Fighting God: An Atheist Manifesto for a Religious World, by David Silverman. Thomas Dunne Books: New York, NY, 285 pp., 2015, ISBN: 978-1-250-06484-4, Cloth, $26.99.
David Silverman is the hyper-aggressive, abrasive, arrogant and antagonistic president of American Atheists. He constantly whines about alleged political correctness and always complains that many people – even other atheists – call him “a dick,” which he vehemently but unconvincingly denies.
Silverman is of the opinion that atheists should disrespect theism without disrespecting theists. His view is reminiscent of the idea that Christians should love the sin and hate the sinner. The problem is that hating the sin looks very much like hating the sinner to most people. Similarly, Silverman often makes cringe-inducing statements that many theists find unacceptably insulting.
The author is a lot like the late Madalyn Murray O’Hair before him. Many atheists believed that O’Hair was gruff, disrespectful and unlikeable. They were embarrassed to have her as a spokesperson for atheists.
Shortly before I became involved in organized non-theism, I wrote O’Hair a letter. She was nothing if not consistent. Her writing style was exactly like her speaking style. She was hardcore. In her response to my letter, she expressed the idea that humanist leader Paul Kurtz was a “bullshit” artist. (She used to talk about “chicken shit humanists” and “bullshit freethinkers” that did “not have the balls to call themselves atheists.”)
O’Hair was critical of the 19th Century freethinker Robert Green Ingersoll because he did not call himself an atheist. Yet, Ingersoll was one of the most charismatic and eloquent critics of religion and defenders of humanism that ever lived. And he was extremely likeable, and even loveable.
Silverman believes that all people that do not believe in God should call themselves atheists. He draws upon research that shows that practically everyone knows what an atheist is, but that hardly anyone knows the definition of humanist, freethinker and other terms. This makes it appear that there are not as many atheists as there are in reality.
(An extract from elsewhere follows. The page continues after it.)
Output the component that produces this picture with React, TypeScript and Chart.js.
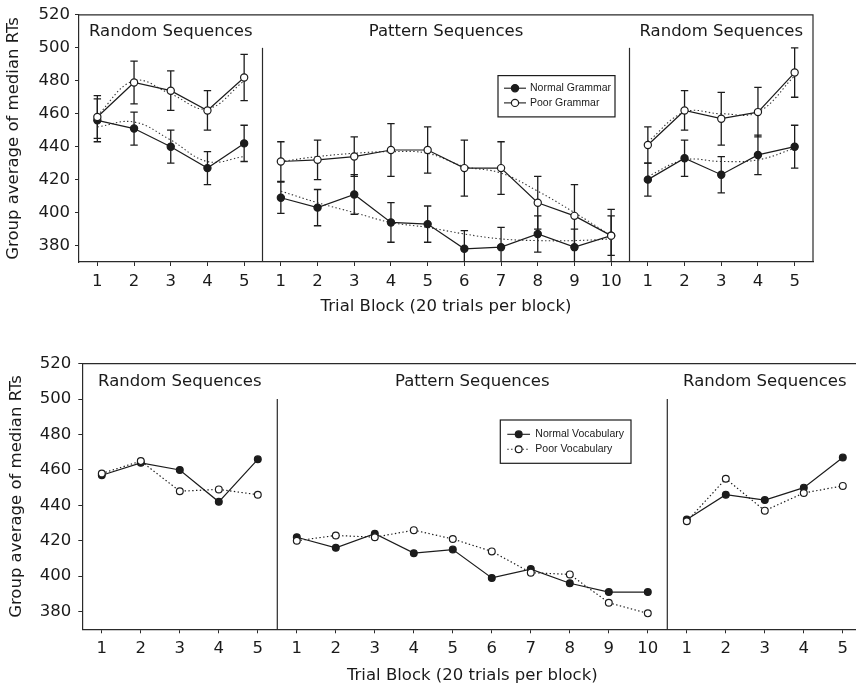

He believes this hurts the cause of atheism.
I have always believed that people can reject labels altogether or call themselves whatever they wish. Kurtz rightly understood that in 1980, many Americans associated atheism with Stalinism and Maoism. He therefore thought it was necessary to found the Council for Democratic and Secular Humanism (CODESH) to show that people could reject a belief in God without rejecting democratic values, institutions and governments.
Atheists have included many disreputable people. Today many people do not want to be associated with the New Atheism because many New Atheists embrace libertarianism, Islamophobia, racism, and so on. (Sam Harris has reached out to Charles Murray and apparently embraces the idea that Blacks are intellectually inferior to Whites.)
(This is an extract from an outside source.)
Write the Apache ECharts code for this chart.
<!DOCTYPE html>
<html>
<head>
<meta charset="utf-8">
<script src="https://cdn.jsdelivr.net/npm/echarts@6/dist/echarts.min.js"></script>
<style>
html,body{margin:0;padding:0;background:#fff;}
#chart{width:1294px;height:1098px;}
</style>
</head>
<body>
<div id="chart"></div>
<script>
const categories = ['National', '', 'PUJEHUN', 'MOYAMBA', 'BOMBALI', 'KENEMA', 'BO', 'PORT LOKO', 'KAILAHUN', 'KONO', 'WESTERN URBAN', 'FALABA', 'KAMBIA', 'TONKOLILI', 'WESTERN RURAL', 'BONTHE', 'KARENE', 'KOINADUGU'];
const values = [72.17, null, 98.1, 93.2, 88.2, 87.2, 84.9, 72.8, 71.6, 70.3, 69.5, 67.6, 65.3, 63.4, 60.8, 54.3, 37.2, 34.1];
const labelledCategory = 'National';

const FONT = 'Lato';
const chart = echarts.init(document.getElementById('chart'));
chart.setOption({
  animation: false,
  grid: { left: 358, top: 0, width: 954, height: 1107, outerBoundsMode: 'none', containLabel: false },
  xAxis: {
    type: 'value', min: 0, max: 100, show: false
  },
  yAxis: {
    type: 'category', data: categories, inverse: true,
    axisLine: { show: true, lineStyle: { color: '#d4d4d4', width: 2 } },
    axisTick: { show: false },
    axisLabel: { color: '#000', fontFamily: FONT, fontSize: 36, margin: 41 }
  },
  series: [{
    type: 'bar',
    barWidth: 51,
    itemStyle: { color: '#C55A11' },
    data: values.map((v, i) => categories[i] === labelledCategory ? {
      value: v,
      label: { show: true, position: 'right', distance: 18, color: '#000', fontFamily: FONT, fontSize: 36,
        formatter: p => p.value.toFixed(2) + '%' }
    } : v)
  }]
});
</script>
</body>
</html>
On page 245, Silverman quotes O’Hair, who was called “the most hated woman in America.” In her brief to the Supreme Court during her successful attempt to have prayer removed from the public schools, she stated:
An atheist knows that a hospital should be built instead of a church. An atheist knows that a deed must be done instead of a prayer said. An atheist strives for involvement in life and not escape into death. He wants disease conquered, poverty vanished, war eliminated.
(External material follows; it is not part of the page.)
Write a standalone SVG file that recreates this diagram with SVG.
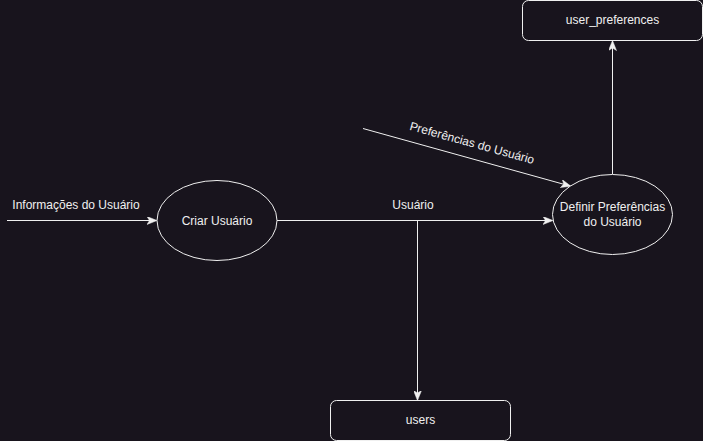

If O’Hair had replaced “atheist” with “humanist,” she would have had a strong point. However, there are selfish atheists that do nothing to build hospitals (compared to those Christians that do.) Not all atheists are interested in doing good deeds. Some atheists are nihilists. Some are not interested in vanquishing poverty, and some are warmongers. This is why so many secular humanists prefer to be labeled by what they _do believe in as opposed to what they _don’t believe in. And they should be respected for their decision. This is not about cowardice. It is about proper branding.
Like O’Hair before him, Silverman often undermines his important message with his strident tone. However, he relishes the role of the extremist. He says that just as Malcolm X helped to make Martin Luther King’s messages more palatable to many people, strident atheists can make it easier for the accomodationists.
The author brags a great deal about the in-your-face billboard campaign of American Atheists. However, one billboard that was noticeably missing from his discussion was the campaign that featured a Black slave on his knees and in chains accompanied by the words “slaves obey your masters.” That billboard went over like a lead zeppelin in the Black community. Black theists and Black atheists alike were highly offended by it. I imagine that Silverman could call it a courageous assault upon political correctness. Yet most Blacks saw it as insulting and disrespectful, which, after all, is the same thing.
Despite everything, Silverman makes a strong case that American Atheists plays a major role in promoting atheism and making atheists more acceptable to mainstream America. Atheists can only hope that he continues to succeed in those areas, and to bring atheism to victory by 2040 as he predicts.